Robert Bertram Schwartz was born on Nov. 23, 1934, in San Pedro, home of the Port of Los Angeles. His father owned a ladies clothing store called the Towne Smart Shop in the neighborhood and then became a real estate developer, and the family moved to tony Rancho Palos Verdes.

Towne attended Chadwick Prep School, Redondo Union High and Pomona College, where he studied English literature and philosophy and graduated in 1956. He (along with college pal Richard Chamberlain) studied acting with blacklisted actor Jeff Corey, and it was here that he met Nicholson. The two established an instant rapport.

Like many others, Towne got his start in show business from another institution of higher learning, the “school” of Roger Corman. His first screenplay was a post-apocalyptic opus for the director-producer called Last Woman on Earth (1960).

Towne also starred under the pseudonym Edward Wain in that film and played a secret agent in another Corman flick, Creature From the Haunted Sea (1961). He then cranked out the script for the director’s The Tomb of Ligeia (1964), starring Vincent Price in an Edgar Allan Poe tale.

When Beatty needed help on the script for Bonnie and Clyde, he turned to Towne.

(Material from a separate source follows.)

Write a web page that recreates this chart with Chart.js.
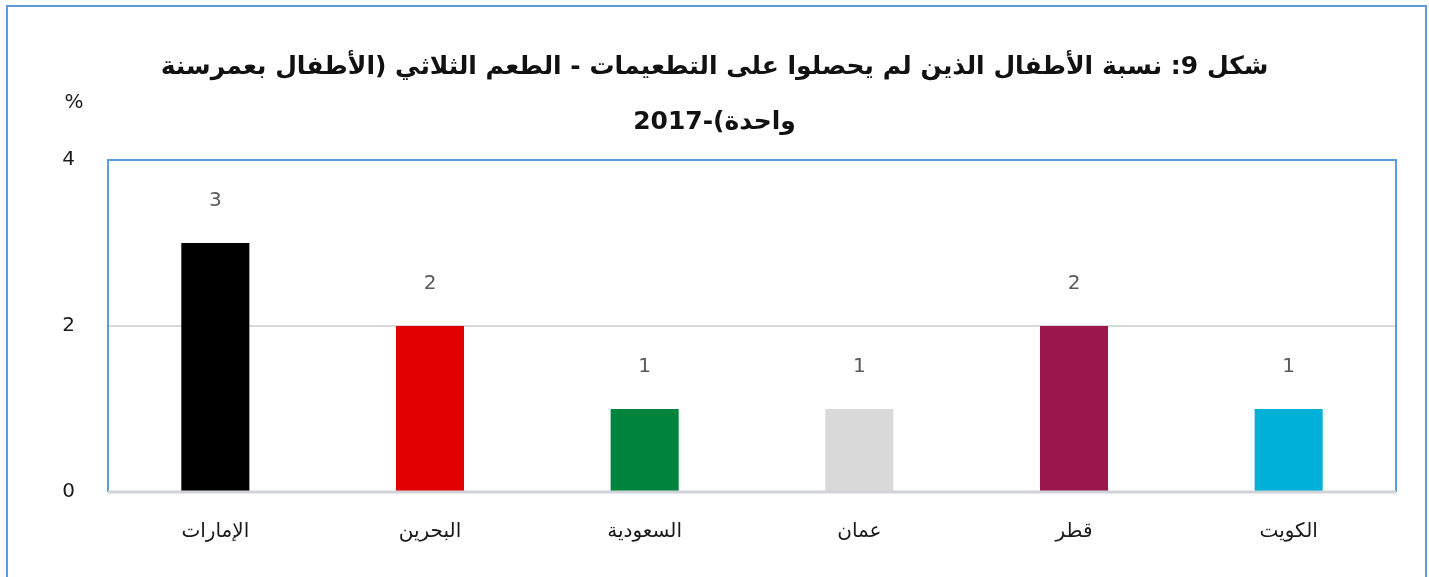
<!DOCTYPE html>
<html>
<head>
<meta charset="utf-8">
<script src="https://cdn.jsdelivr.net/npm/chart.js@4"></script>
<style>
  html, body { margin: 0; padding: 0; background: #fff; }
  #wrap { width: 1429px; height: 577px; position: relative; }
</style>
</head>
<body>
<div id="wrap"><canvas id="bar" dir="rtl" width="1429" height="577"></canvas></div>
<script>
// chart values
const countries = ["الإمارات", "البحرين", "السعودية", "عمان", "قطر", "الكويت"];
const values = [3, 2, 1, 1, 2, 1];
const barColors = ["#000000", "#e30000", "#00843d", "#d9d9d9", "#9b174b", "#00b0d6"];
const yTicks = [0, 2, 4];
const titleLines = [
    "شكل 9: نسبة الأطفال الذين لم يحصلوا على التطعيمات - الطعم الثلاثي (الأطفال بعمرسنة",
    "واحدة)-2017"
];
const unitLabel = "%";

const FONT = "'DejaVu Sans', 'Noto Sans', sans-serif";
const BLUE = "#5b9bd5";

// frame around whole chart + plot area border
const framePlugin = {
    id: 'frame',
    beforeDraw(chart)
    {
        let ctx = chart.ctx;
        ctx.save();
        ctx.strokeStyle = BLUE;
        ctx.lineWidth = 2;
        ctx.strokeRect(7, 6, 1419, 600);
        ctx.restore();
    },
    afterDatasetsDraw(chart)
    {
        let ctx = chart.ctx;
        let a = chart.chartArea;
        ctx.save();
        ctx.strokeStyle = BLUE;
        ctx.lineWidth = 2;
        ctx.beginPath();
        ctx.moveTo(a.left, a.bottom);
        ctx.lineTo(a.left, a.top);
        ctx.lineTo(a.right, a.top);
        ctx.lineTo(a.right, a.bottom);
        ctx.stroke();
        ctx.strokeStyle = "#d0d4d9";
        ctx.lineWidth = 3;
        ctx.beginPath();
        ctx.moveTo(a.left, a.bottom);
        ctx.lineTo(a.right, a.bottom);
        ctx.stroke();

        // unit label
        ctx.fillStyle = "#1a1a1a";
        ctx.font = "20px " + FONT;
        ctx.textAlign = "center";
        ctx.textBaseline = "middle";
        ctx.direction = "ltr";
        ctx.fillText(unitLabel, 74, 103);

        // value labels
        ctx.fillStyle = "#595959";
        let meta = chart.getDatasetMeta(0);
        for(let i=0; i<meta.data.length; i++)
        {
            let bar = meta.data[i];
            ctx.fillText(String(values[i]), bar.x, bar.y - 42);
        }
        ctx.restore();
    }
};

let ctx = document.getElementById("bar").getContext('2d');

const config = {
    type: 'bar',
    data: {
        labels: countries,
        datasets: [
            {
                data: values,
                backgroundColor: barColors,
                borderWidth: 0,
                barPercentage: 0.317,
                categoryPercentage: 1
            }
        ]
    },
    options: {
        responsive: false,
        animation: false,
        layout: {
            padding: { left: 0, right: 0, top: 0, bottom: 5 }
        },
        plugins: {
            legend: { display: false },
            tooltip: { enabled: false },
            title: {
                display: true,
                text: titleLines,
                color: "#111",
                font: { family: FONT, size: 25, weight: 'bold', lineHeight: 2.2 },
                padding: { top: 40, bottom: 10 }
            }
        },
        scales: {
            x: {
                grid: { display: false, drawTicks: false },
                border: { display: false },
                ticks: {
                    color: "#1a1a1a",
                    font: { family: FONT, size: 20 },
                    padding: 28,
                    maxRotation: 0
                }
            },
            y: {
                min: 0,
                max: 4,
                afterFit(scale) { scale.width = 108; },
                afterBuildTicks(scale) { scale.ticks = yTicks.map(v => ({ value: v })); },
                grid: { color: "#d9d9d9", lineWidth: 2, drawTicks: false },
                border: { display: false },
                ticks: {
                    color: "#1a1a1a",
                    font: { family: FONT, size: 20 },
                    padding: 33
                }
            },
            // empty right margin so the title stays centred on the page
            yRight: {
                position: 'right',
                min: 0,
                max: 4,
                afterFit(scale) { scale.width = 33; },
                grid: { display: false, drawTicks: false },
                border: { display: false },
                ticks: { display: false }
            }
        }
    },
    plugins: [framePlugin]
};

let barChart = new Chart(ctx, config);
</script>
</body>
</html>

The writer then rejected an opportunity to adapt The Great Gatsby, opting to complete his work on Chinatown. He came up with the idea for the story while he was working with Nicholson on The Last Detail, he recalled in a 2009 interview.

“I went to Jack and said, ‘What if I wrote a detective story set in L.A. of the ’30s?’ He said, ‘Great,’” Towne recalled. “The one feeling I had was a desire to try and re-create the city.

“I then had to go to Oregon where Jack was filming Drive, He Said. I hadn’t really read Raymond Chandler at that point, so I started reading Chandler. While I was there at the University of Oregon, I checked out a book from the library [written by Carey McWilliams] called Southern California Country: Island on the Land. In it was a chapter called ‘Water, Water, Water,’ which was a revelation to me.

“And I thought, ‘Why not do a picture about a crime that’s right out in front of everybody?’ Instead of a jewel-encrusted falcon, make it something as prevalent as water faucets and make a conspiracy out of that. And after reading about what they were doing, dumping water and starving the farmers out of their land, I realized the visual and dramatic possibilities were enormous. So that was really the beginning of it.”

Survivors include his daughter, actress Kathleen Towne.